---- DATASET RECORDS

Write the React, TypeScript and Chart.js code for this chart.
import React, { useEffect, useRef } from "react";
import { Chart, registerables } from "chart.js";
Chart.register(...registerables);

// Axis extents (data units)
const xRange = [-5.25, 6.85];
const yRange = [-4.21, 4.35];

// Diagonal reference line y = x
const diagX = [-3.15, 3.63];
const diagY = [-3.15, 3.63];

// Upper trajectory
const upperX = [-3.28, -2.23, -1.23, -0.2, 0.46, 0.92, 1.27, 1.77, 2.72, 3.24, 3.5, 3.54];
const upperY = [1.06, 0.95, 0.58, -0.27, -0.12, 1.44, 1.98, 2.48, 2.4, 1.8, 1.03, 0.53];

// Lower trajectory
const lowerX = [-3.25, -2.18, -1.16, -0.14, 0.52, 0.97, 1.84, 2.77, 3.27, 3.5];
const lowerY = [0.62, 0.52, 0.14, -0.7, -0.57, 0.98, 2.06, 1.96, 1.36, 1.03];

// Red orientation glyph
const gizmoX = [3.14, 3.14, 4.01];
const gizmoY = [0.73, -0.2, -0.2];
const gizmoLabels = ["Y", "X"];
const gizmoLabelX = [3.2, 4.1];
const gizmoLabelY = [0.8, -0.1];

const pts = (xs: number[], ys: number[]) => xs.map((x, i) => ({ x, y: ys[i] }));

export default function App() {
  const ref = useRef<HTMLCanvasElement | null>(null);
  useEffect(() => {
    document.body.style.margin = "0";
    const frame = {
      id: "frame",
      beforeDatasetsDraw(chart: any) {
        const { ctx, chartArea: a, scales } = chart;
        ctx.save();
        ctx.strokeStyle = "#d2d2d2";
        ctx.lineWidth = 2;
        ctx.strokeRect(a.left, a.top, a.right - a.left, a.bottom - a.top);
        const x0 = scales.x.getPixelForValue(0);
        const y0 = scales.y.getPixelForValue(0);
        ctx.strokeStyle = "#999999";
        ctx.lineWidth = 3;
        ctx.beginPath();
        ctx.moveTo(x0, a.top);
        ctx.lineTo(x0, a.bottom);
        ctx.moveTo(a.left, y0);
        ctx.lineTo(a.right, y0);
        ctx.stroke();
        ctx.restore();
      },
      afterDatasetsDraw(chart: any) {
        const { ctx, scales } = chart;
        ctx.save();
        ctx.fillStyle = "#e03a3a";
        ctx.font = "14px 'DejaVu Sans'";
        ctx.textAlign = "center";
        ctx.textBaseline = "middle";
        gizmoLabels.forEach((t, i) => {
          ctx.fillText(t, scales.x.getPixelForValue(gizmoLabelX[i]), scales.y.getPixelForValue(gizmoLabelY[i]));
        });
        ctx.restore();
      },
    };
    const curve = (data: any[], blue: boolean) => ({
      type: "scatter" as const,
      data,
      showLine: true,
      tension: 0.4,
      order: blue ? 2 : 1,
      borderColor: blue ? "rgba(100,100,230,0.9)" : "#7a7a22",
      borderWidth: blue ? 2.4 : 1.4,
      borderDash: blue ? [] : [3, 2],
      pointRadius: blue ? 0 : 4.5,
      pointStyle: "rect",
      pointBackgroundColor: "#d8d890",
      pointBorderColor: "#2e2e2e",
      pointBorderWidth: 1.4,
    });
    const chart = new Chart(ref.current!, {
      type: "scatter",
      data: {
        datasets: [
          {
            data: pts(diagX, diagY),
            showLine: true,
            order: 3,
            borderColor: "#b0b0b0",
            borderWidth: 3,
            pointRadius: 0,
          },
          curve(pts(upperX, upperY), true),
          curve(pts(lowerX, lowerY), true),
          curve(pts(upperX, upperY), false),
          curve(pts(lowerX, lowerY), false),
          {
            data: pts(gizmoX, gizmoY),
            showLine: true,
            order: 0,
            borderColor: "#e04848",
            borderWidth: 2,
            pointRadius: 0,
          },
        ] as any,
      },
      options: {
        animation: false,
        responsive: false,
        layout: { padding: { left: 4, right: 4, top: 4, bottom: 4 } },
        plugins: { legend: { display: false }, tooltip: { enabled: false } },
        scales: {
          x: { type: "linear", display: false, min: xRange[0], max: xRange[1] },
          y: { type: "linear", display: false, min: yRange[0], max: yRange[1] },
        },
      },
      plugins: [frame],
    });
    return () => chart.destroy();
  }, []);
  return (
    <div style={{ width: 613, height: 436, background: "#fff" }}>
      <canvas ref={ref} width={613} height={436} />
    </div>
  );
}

--------
---- DATASET RECORDS

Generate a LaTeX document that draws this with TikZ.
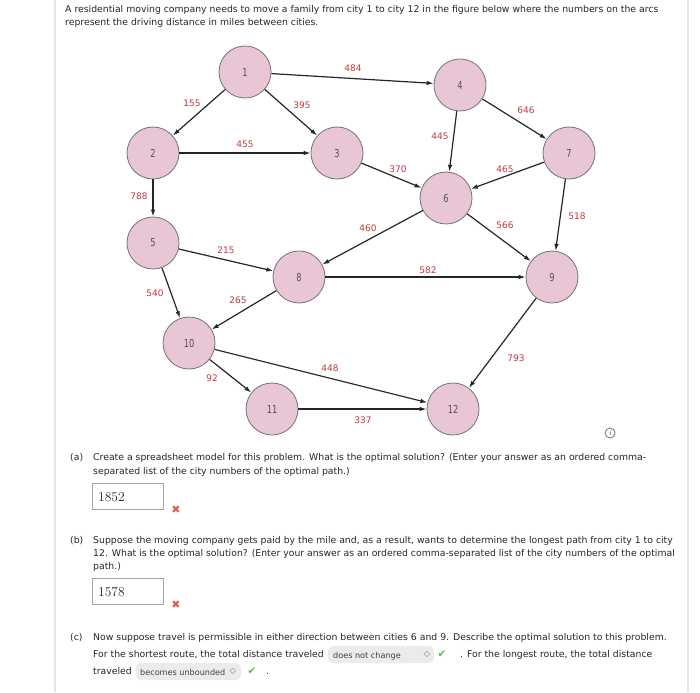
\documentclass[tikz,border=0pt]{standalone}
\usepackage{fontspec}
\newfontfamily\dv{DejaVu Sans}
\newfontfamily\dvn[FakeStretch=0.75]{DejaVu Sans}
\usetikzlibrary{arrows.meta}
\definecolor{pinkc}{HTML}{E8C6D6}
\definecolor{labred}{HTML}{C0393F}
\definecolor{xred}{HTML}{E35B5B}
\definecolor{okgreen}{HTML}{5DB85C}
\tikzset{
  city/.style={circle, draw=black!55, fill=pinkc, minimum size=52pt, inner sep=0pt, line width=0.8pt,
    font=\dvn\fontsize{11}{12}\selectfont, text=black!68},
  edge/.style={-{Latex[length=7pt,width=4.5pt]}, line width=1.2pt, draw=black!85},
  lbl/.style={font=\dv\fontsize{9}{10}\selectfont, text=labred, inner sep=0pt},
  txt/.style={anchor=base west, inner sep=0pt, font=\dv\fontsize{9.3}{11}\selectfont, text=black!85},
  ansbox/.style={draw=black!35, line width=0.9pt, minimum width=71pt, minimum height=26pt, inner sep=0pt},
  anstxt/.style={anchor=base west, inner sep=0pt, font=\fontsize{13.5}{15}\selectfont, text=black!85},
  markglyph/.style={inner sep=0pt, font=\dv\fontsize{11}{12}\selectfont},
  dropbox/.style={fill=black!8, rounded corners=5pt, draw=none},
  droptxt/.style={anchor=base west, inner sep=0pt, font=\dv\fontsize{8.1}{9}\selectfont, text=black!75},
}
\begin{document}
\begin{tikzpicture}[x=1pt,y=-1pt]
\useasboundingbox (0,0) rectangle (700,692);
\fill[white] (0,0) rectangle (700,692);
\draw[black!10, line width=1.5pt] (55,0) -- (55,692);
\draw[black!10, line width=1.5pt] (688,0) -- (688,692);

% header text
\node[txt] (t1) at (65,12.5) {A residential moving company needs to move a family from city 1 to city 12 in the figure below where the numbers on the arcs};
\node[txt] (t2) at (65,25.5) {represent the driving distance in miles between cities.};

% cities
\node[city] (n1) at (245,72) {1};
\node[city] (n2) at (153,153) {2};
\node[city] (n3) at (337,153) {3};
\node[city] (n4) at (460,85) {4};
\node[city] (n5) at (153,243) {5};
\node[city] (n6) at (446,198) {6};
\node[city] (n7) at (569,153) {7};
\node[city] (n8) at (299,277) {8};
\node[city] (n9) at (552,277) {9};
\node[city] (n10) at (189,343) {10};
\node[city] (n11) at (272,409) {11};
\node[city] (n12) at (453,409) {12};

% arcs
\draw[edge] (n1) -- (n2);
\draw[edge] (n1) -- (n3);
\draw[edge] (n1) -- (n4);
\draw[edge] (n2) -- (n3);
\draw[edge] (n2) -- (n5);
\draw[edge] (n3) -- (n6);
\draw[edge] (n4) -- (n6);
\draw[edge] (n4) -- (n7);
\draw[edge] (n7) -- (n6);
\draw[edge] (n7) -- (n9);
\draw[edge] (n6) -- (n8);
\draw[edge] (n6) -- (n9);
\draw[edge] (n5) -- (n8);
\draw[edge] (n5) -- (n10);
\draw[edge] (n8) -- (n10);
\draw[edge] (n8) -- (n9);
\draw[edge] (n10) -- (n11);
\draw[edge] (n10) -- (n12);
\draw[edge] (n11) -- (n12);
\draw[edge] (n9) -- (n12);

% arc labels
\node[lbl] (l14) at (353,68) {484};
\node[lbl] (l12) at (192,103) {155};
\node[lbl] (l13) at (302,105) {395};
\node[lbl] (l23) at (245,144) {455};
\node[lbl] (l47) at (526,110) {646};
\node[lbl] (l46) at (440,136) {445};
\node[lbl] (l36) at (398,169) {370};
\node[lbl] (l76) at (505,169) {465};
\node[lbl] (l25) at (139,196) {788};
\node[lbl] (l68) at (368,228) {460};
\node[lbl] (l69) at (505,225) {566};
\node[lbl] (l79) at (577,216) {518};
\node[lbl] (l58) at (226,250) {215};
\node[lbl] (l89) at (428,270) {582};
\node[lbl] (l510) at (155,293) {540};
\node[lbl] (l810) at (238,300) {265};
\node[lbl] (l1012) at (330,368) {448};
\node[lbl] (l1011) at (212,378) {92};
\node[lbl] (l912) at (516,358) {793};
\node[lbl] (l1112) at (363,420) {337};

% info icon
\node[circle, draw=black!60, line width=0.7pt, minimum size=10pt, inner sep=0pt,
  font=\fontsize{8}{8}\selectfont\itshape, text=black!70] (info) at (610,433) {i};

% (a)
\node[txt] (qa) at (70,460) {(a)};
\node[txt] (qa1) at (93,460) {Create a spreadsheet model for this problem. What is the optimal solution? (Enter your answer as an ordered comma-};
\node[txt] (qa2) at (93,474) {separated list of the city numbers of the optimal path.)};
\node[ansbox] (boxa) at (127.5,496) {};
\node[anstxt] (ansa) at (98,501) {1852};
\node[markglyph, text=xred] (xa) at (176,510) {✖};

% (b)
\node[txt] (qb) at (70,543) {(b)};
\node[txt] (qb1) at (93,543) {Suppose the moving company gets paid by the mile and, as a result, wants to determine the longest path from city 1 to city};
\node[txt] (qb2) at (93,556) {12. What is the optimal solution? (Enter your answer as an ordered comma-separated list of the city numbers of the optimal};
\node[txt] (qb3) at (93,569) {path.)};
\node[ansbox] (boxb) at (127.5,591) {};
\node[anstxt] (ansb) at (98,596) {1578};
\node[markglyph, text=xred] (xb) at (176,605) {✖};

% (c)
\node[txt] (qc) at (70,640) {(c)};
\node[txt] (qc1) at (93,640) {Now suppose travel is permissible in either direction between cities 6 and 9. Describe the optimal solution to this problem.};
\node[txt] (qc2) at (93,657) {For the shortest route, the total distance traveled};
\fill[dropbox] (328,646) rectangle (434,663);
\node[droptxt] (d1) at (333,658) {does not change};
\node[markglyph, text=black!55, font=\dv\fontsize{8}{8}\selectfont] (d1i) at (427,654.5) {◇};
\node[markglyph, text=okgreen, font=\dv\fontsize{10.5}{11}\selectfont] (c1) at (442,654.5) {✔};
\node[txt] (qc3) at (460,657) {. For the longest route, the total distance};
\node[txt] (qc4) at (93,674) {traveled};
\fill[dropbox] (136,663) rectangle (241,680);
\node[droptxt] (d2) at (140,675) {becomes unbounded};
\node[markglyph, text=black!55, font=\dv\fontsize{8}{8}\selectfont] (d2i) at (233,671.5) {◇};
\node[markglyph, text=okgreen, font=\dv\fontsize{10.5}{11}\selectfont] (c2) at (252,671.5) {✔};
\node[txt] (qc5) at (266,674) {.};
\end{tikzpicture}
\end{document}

--------

WHAT YOU HAVE TO DO:
Filter the listing above for the string "this" and copy every matching line.

CORRECT RESPONSE:
Write the React, TypeScript and Chart.js code for this chart.
Generate a LaTeX document that draws this with TikZ.
\node[txt] (qa1) at (93,460) {Create a spreadsheet model for this problem. What is the optimal solution? (Enter your answer as an ordered comma-};
\node[txt] (qc1) at (93,640) {Now suppose travel is permissible in either direction between cities 6 and 9. Describe the optimal solution to this problem.};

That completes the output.